Tips For Buying Owner Financed Land


  1. Be cautious of anyone selling land “FSBO” on a commission. If they’re selling on commission, that probably means they are not the owner of the land and they need to be a licensed realtor. Ask them for their realtor’s license number. If they don’t have one, they are likely “practicing real estate without a license” and you’ll want to steer clear for a number of reasons:
    1. It’s illegal.
    2. They’re not held to the standards put in place for realtors who are trained to properly represent buyers and sellers.
    3. Since they’re not the actual owner, any promises they make to the buyer may not be honored by the actual owner later.
    4. They don’t really provide much value to the buyer as they usually only meet you once to show the land.
    5. Their commission increases the price. Their commission is often 7-10% of the sales price. By talking directly to the owner, you should be able to cut them out and lower the asking price by that amount.
  2. Make sure background checks are performed on buyers. Especially if you’re buying in a development with multiple tracts.
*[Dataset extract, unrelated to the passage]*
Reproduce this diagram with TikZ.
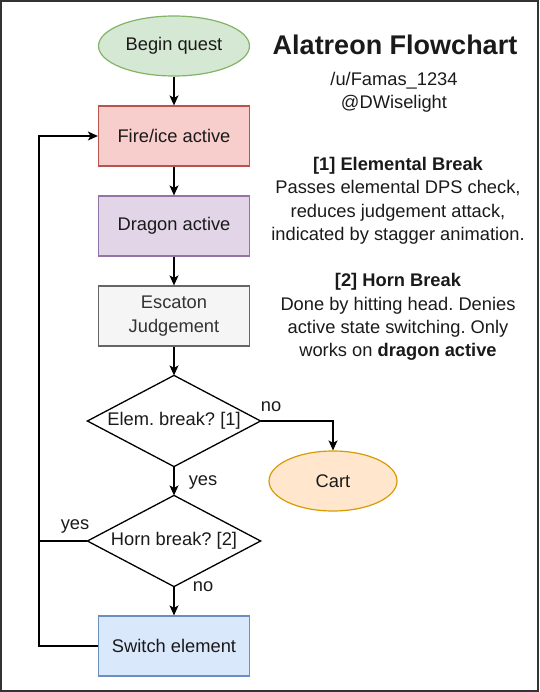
\documentclass[tikz,border=0pt]{standalone}
\usepackage{fontspec}
\setmainfont{Liberation Sans}
\usetikzlibrary{shapes.geometric,arrows.meta}
\frenchspacing
\definecolor{gfill}{HTML}{D5E8D4}\definecolor{gline}{HTML}{82B366}
\definecolor{rfill}{HTML}{F8CECC}\definecolor{rline}{HTML}{B85450}
\definecolor{pfill}{HTML}{E1D5E7}\definecolor{pline}{HTML}{9673A6}
\definecolor{kfill}{HTML}{F5F5F5}\definecolor{kline}{HTML}{666666}\definecolor{ktext}{HTML}{333333}
\definecolor{ofill}{HTML}{FFE6CC}\definecolor{oline}{HTML}{D79B00}
\definecolor{bfill}{HTML}{DAE8FC}\definecolor{bline}{HTML}{6C8EBF}
\definecolor{frame}{HTML}{333333}
\definecolor{txt}{HTML}{1A1A1A}
\tikzset{
  base/.style={inner sep=0pt, line width=1.2pt, align=center},
  boxnode/.style={base, rectangle, minimum width=151pt, minimum height=60pt},
  ovalnode/.style={base, ellipse, minimum width=151pt, minimum height=60pt},
  decnode/.style={base, rectangle, minimum width=172pt, minimum height=90pt},
  conn/.style={line width=1.3pt, -{Stealth[length=10pt,width=9pt,inset=2.5pt]}},
  plain/.style={line width=1.3pt},
  lbl/.style={inner sep=0pt},
}
\begin{document}
\begin{tikzpicture}[x=1pt,y=-1pt,font=\fontsize{18.3}{23.3}\selectfont\frenchspacing,text=txt]
\useasboundingbox (0,0) rectangle (539,692);
\draw[frame, line width=2pt] (1,1) rectangle (538,691);
% nodes
\node[ovalnode, draw=gline, fill=gfill] (begin) at (174,46) {Begin quest};
\node[boxnode, draw=rline, fill=rfill] (fire) at (174,136) {Fire/ice active};
\node[boxnode, draw=pline, fill=pfill] (dragon) at (174,226) {Dragon active};
\node[boxnode, draw=kline, fill=kfill, text=ktext] (escaton) at (174,316) {Escaton\\Judgement};
\node[decnode] (elem) at (174,421) {};
\draw[plain] (elem.north) -- (elem.east) -- (elem.south) -- (elem.west) -- cycle;
\node at (elem.center) {Elem. break? [1]};
\node[decnode] (horn) at (174,541) {};
\draw[plain] (horn.north) -- (horn.east) -- (horn.south) -- (horn.west) -- cycle;
\node at (horn.center) {Horn break? [2]};
\node[ovalnode, minimum width=128pt, draw=oline, fill=ofill] (cart) at (333,481) {Cart};
\node[boxnode, draw=bline, fill=bfill] (switch) at (174,646) {Switch element};
\coordinate (loopb) at (39,646);
\coordinate (loopm) at (39,541);
% connectors
\draw[conn] (begin) -- (fire);
\draw[conn] (fire) -- (dragon);
\draw[conn] (dragon) -- (escaton);
\draw[conn] (escaton) -- (elem.north);
\draw[conn] (elem.south) -- (horn.north);
\draw[conn] (horn.south) -- (switch);
\draw[conn] (elem.east) -| (cart.north);
\draw[conn] (switch.west) -- (loopb) |- (fire.west);
\draw[plain] (horn.west) -- (loopm);
% edge labels
\node[lbl] (l1) at (271,407) {no};
\node[lbl] (l2) at (203,482) {yes};
\node[lbl] (l3) at (203,587) {no};
\node[lbl] (l4) at (75,526) {yes};
% text block
\node (title) at (395,45) {\fontsize{27}{30}\selectfont\bfseries Alatreon Flowchart};
\node[align=center] (author) at (394,92) {/u/Famas\_1234\\ @DWiselight};
\node[align=center] (notes) at (398,259) {%
\textbf{[1] Elemental Break}\\
Passes elemental DPS check,\\
reduces judgement attack,\\
indicated by stagger animation.\\[23.3pt]
\textbf{[2] Horn Break}\\
Done by hitting head. Denies\\
active state switching. Only\\
works on \textbf{dragon active}};
\end{tikzpicture}
\end{document}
    1. Some people have such a bad criminal history that they can’t even rent an apartment, so they often turn to owner financed land with no background checks as their last resort.
    2. When someone is “renting” land as a last resort, they often do not have any pride in ownership and end up trashing the property. Lowering the value of your nearby land.
    3. When a company or individual doesn’t scrutinize the buyer’s information, it’s easy for someone to buy land under a false name (or a relative’s name) in order to hide from “the law”.
  3. Make sure there’s some sort of plan for private roads.
    1. Ideally, someone living in the development, who owns a small tractor, will usually volunteer to grade the roads occasionally. They usually try to get donations from other owners whenever new gravel is needed. It’s always good to help these volunteers out as it usually doesn’t cost you very much and it keeps up the value of your property.
    2. If a developer still owns a large number of tracts on a road, it would be in their best interest to improve/maintain access to their tracts to make them more accessible. If a company is neglecting to maintain access to their properties, that may be a sign that they’re just hoping to sell to someone who doesn’t realize what they’re getting into. When buyers eventually realize that they can’t physically access their property, they’ll often give up the property, the developer will keep their payments and sell the land to a new unsuspecting buyer.